The role of a hydropower plant surge chamber as a pressure buffer to compensate excessive pressure fluctuations as a result of load demand variations contributes to the degassing phenomenon of hydrogen sulfide (H2S). Recent data collected from the surge chamber of a hydropower plant reveals that the H2S extraction designs are not effective in controlling the H2S concentration levels especially during surge events. To manage a safe working environment in the presence of H2S requires a systematic evaluation and prediction of the influence of critical flow control conditions in relation to suction optimization and exhaust ducting location. A numerical study was carried out to analyze the flow dynamics and the subsequent response of H2S concentrations to cases involving the following flow mixing and suction scenarios: C1 - absence of suction fans, C2 - absence of fresh air supply, C3 - enhanced suction capability, C4 - reduction in the amount of fresh air supply and C5 - presence of additional ducting.
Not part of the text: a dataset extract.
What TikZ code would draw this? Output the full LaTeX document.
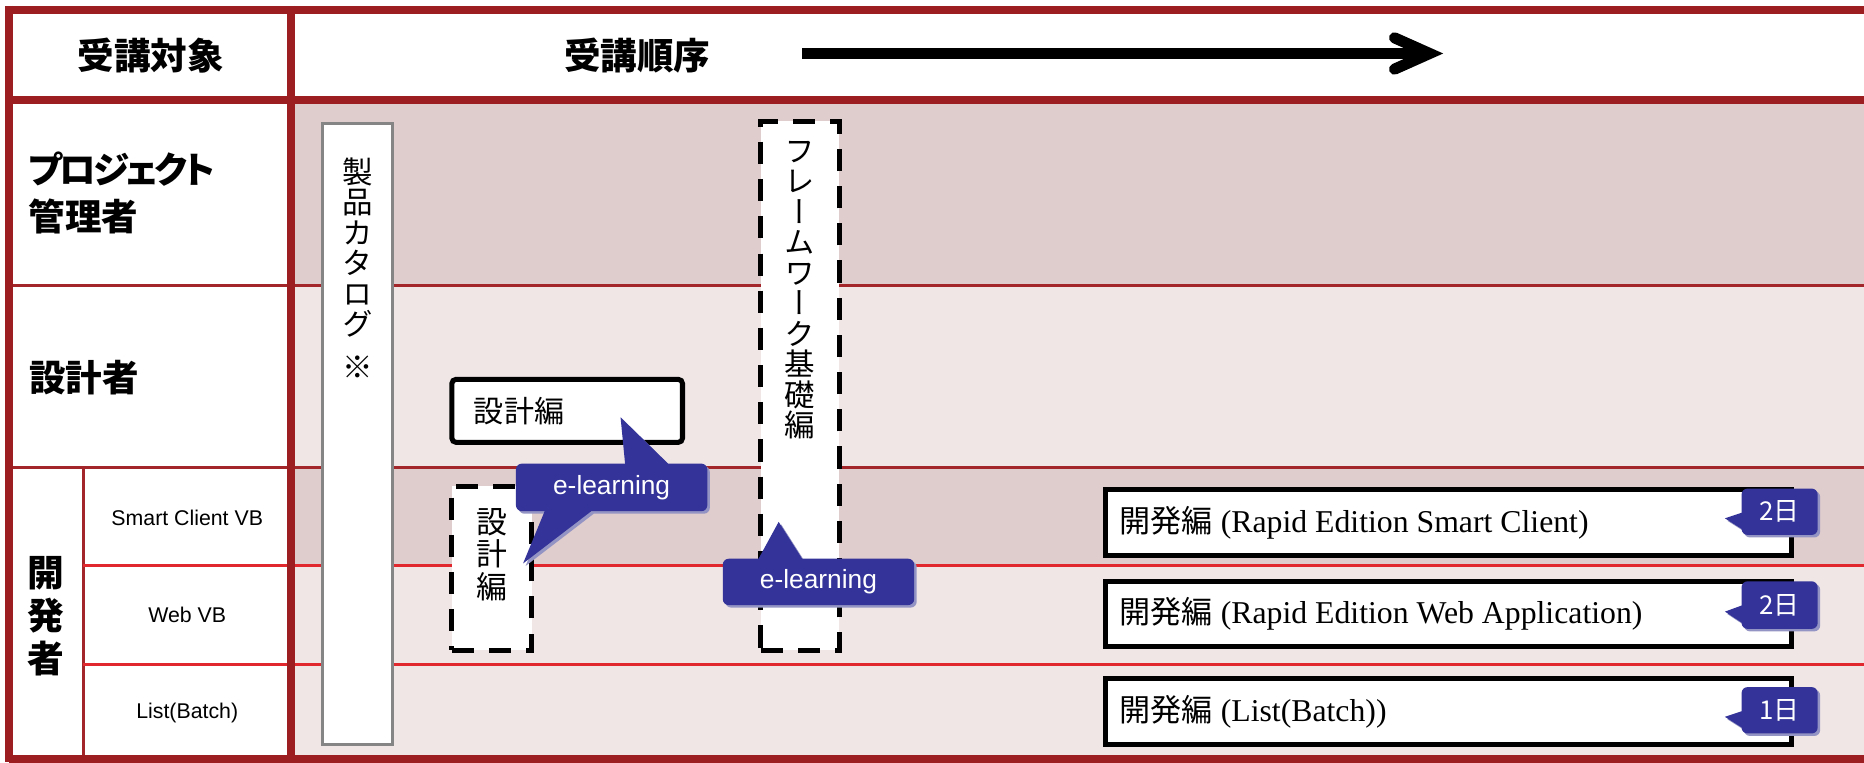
\documentclass[tikz,border=0pt]{standalone}
\usepackage{fontspec}
\usetikzlibrary{arrows.meta,shadows}
\newfontfamily\jp{Noto Sans CJK JP}
\newfontfamily\jpb[RawFeature=+palt]{Noto Sans CJK JP}
\newfontfamily\jpv[RawFeature=+vert]{Noto Sans CJK JP}
\newfontfamily\arial{Liberation Sans}
\newfontfamily\romanfont{Liberation Serif}
\definecolor{framered}{HTML}{9C1E21}
\definecolor{linered}{HTML}{A3262A}
\definecolor{brightred}{HTML}{E0282E}
\definecolor{rowdark}{HTML}{DFCCCC}
\definecolor{rowlight}{HTML}{F0E6E6}
\definecolor{boxgray}{HTML}{858585}
\definecolor{callblue}{HTML}{333399}
\definecolor{callshade}{HTML}{9494C4}

\begin{document}
\begin{tikzpicture}[x=1cm, y=-1cm,
  framerule/.style={draw=framered, line width=1.9pt},
  rowrule/.style={draw=linered, line width=0.7pt},
  subrule/.style={draw=brightred, line width=0.7pt},
  hdr/.style={font=\jpb\bfseries\fontsize{8.75}{11.3}\selectfont, inner sep=0pt},
  sublabel/.style={font=\arial\fontsize{5.1}{6}\selectfont, inner sep=0pt},
  vtext/.style={font=\jpv\fontsize{7.3}{7.3}\selectfont, align=center, inner sep=0pt},
  boxtext/.style={font=\jp\fontsize{7.2}{8}\selectfont, inner sep=0pt},
  devtext/.style={font=\romanfont\fontsize{7.6}{8}\selectfont, inner sep=0pt},
  catbox/.style={draw=boxgray, fill=white, line width=0.7pt, inner sep=0pt},
  solidbox/.style={draw=black, fill=white, line width=1.2pt, rounded corners=1pt, inner sep=0pt},
  dashbox/.style={draw=black, fill=white, line width=1.2pt, dash pattern=on 5.3pt off 3.6pt, inner sep=0pt},
  devbox/.style={draw=black, fill=white, line width=1.2pt, inner sep=0pt},
  callout/.style={fill=callblue, drop shadow={shadow xshift=0.6pt, shadow yshift=-0.6pt, fill=callshade, opacity=1}},
  calltext/.style={font=\arial\fontsize{6.3}{7}\selectfont, text=white, inner sep=0pt},
  daytext/.style={font=\jp\fontsize{6.2}{7}\selectfont, text=white, inner sep=0pt}]
  \useasboundingbox (0,0) rectangle (15.68,6.41);
  \fill[white] (0,0) rectangle (15.68,6.41);

  % row shading
  \fill[rowdark] (2.45,0.84) rectangle (15.68,2.40);
  \fill[rowlight] (2.45,2.40) rectangle (15.68,3.93);
  \fill[rowdark] (2.45,3.93) rectangle (15.68,4.76);
  \fill[rowlight] (2.45,4.76) rectangle (15.68,6.41);

  % row rules
  \draw[rowrule] (0.075,2.40) -- (15.68,2.40);
  \draw[rowrule] (0.075,3.93) -- (15.68,3.93);
  \draw[rowrule] (0.70,3.93) -- (0.70,6.38);
  \draw[subrule] (0.70,4.76) -- (15.68,4.76);
  \draw[subrule] (0.70,5.59) -- (15.68,5.59);

  % outer frame and header
  \draw[framerule] (0.075,0.085) -- (15.68,0.085);
  \draw[framerule] (0.075,0.84) -- (15.68,0.84);
  \draw[framerule] (0.075,0.05) -- (0.075,6.41);
  \draw[framerule] (2.45,0.05) -- (2.45,6.41);
  \draw[framerule] (0.075,6.385) -- (15.68,6.385);

  \node[hdr] (hdr_target) at (1.27,0.47) {受講対象};
  \node[hdr] (hdr_order) at (5.36,0.47) {受講順序};
  \coordinate (arrow_start) at (6.75,0.45);
  \coordinate (arrow_end) at (12.14,0.45);
  \draw[line width=2.65pt, -{Straight Barb[length=8.4pt,width=7.5pt,line join=miter,line cap=round]}] (arrow_start) -- (arrow_end);

  % row labels
  \node[hdr, anchor=west, align=left] (row_pm) at (0.235,1.625) {{\addfontfeatures{LetterSpace=-9}プロジェクト}\\管理者};
  \node[hdr, anchor=west] (row_design) at (0.24,3.175) {設計者};
  \node[hdr, align=center, font=\jpb\bfseries\fontsize{8.8}{10.3}\selectfont] (row_dev) at (0.385,5.185) {開\\発\\者};
  \node[sublabel] (sub_sc) at (1.575,4.355) {Smart Client VB};
  \node[sublabel] (sub_web) at (1.575,5.175) {Web VB};
  \node[sublabel] (sub_list) at (1.575,6.00) {List(Batch)};

  % course boxes
  \node[catbox, minimum width=0.59cm, minimum height=5.22cm, anchor=north west] (cat_box) at (2.70,1.03) {};
  \node[vtext, anchor=north] (cat_txt) at ([yshift=-0.29cm]cat_box.north) {製\\品\\カ\\タ\\ロ\\グ\\[3pt]※};
  \node[dashbox, minimum width=0.66cm, minimum height=4.45cm, anchor=north west] (fw_box) at (6.38,1.00) {};
  \node[vtext, anchor=north] (fw_txt) at ([yshift=-0.18cm]fw_box.north) {フ\\レ\\ー\\ム\\ワ\\ー\\ク\\基\\礎\\編};
  \node[solidbox, minimum width=1.94cm, minimum height=0.53cm, anchor=north west] (ds_hbox) at (3.78,3.17) {};
  \node[boxtext, anchor=west] (ds_htxt) at ([xshift=0.20cm]ds_hbox.west) {設計編};
  \node[dashbox, minimum width=0.67cm, minimum height=1.38cm, anchor=north west] (ds_vbox) at (3.78,4.07) {};
  \node[vtext, font=\jpv\fontsize{7.4}{7.8}\selectfont] (ds_vtxt) at ([yshift=0.115cm]ds_vbox.center) {設\\計\\編};

  % e-learning callouts
  \fill[callout] [rounded corners=0.05cm] (4.34,3.90) rectangle (5.95,4.30) [sharp corners]
    (5.22,3.51) -- (5.26,3.92) -- (5.64,3.92) -- cycle
    (4.59,4.28) -- (4.40,4.74) -- (5.00,4.28) -- cycle;
  \node[calltext] (elearn_a) at (5.145,4.10) {e-learning};
  \fill[callout] [rounded corners=0.05cm] (6.08,4.70) rectangle (7.69,5.09) [sharp corners]
    (6.55,4.39) -- (6.37,4.72) -- (6.76,4.72) -- cycle;
  \node[calltext] (elearn_b) at (6.885,4.895) {e-learning};

  % development courses
  \node[devbox, minimum width=5.77cm, minimum height=0.55cm, anchor=north west] (dev_sc) at (9.28,4.10) {};
  \node[devtext, anchor=west] (dev_sc_txt) at ([xshift=0.13cm]dev_sc.west) {{\jp\fontsize{7.45}{8}\selectfont 開発編} (Rapid Edition Smart Client)};
  \node[devbox, minimum width=5.77cm, minimum height=0.55cm, anchor=north west] (dev_web) at (9.28,4.87) {};
  \node[devtext, anchor=west] (dev_web_txt) at ([xshift=0.13cm]dev_web.west) {{\jp\fontsize{7.45}{8}\selectfont 開発編} (Rapid Edition Web Application)};
  \node[devbox, minimum width=5.77cm, minimum height=0.55cm, anchor=north west] (dev_list) at (9.28,5.69) {};
  \node[devtext, anchor=west] (dev_list_txt) at ([xshift=0.13cm]dev_list.west) {{\jp\fontsize{7.45}{8}\selectfont 開発編} (List(Batch))};

  % day badges
  \fill[callout] [rounded corners=0.05cm] (14.65,4.11) rectangle (15.29,4.50) [sharp corners]
    (14.66,4.31) -- (14.51,4.36) -- (14.73,4.50) -- cycle;
  \node[daytext] (day_sc) at (14.97,4.305) {2日};
  \fill[callout] [rounded corners=0.05cm] (14.65,4.89) rectangle (15.29,5.29) [sharp corners]
    (14.66,5.09) -- (14.51,5.145) -- (14.73,5.29) -- cycle;
  \node[daytext] (day_web) at (14.97,5.09) {2日};
  \fill[callout] [rounded corners=0.05cm] (14.65,5.78) rectangle (15.29,6.17) [sharp corners]
    (14.66,5.98) -- (14.51,6.03) -- (14.73,6.17) -- cycle;
  \node[daytext] (day_list) at (14.97,5.975) {1日};
\end{tikzpicture}
\end{document}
The CFD model was able to provide a reliable assessment of the case scenarios as justified by the validation carried out with in-situ measurements (within 10 % of the actual measured data). The cases where the H2S presence was found to be acceptable with concentrations less than 5 ppm at the upper region of the surge chamber, are C3, C4 and C5. A major finding from the flow studies in the surge chamber is that a combination of negative pressure at the suction locations and the absence of the forced fresh air resulted in significant amount of air drawn in from the outdoors. It was also found that the existing forced fresh air inlet locations are inappropriate as they generate vortex flows which displaces the H2S adjacent to the water level upwards and would later fill the entire chamber. All in all, the validated CFD model of the hydropower plant surge chamber was helpful in providing an understanding of the flow conditions in relation to the management of H2S concentrations.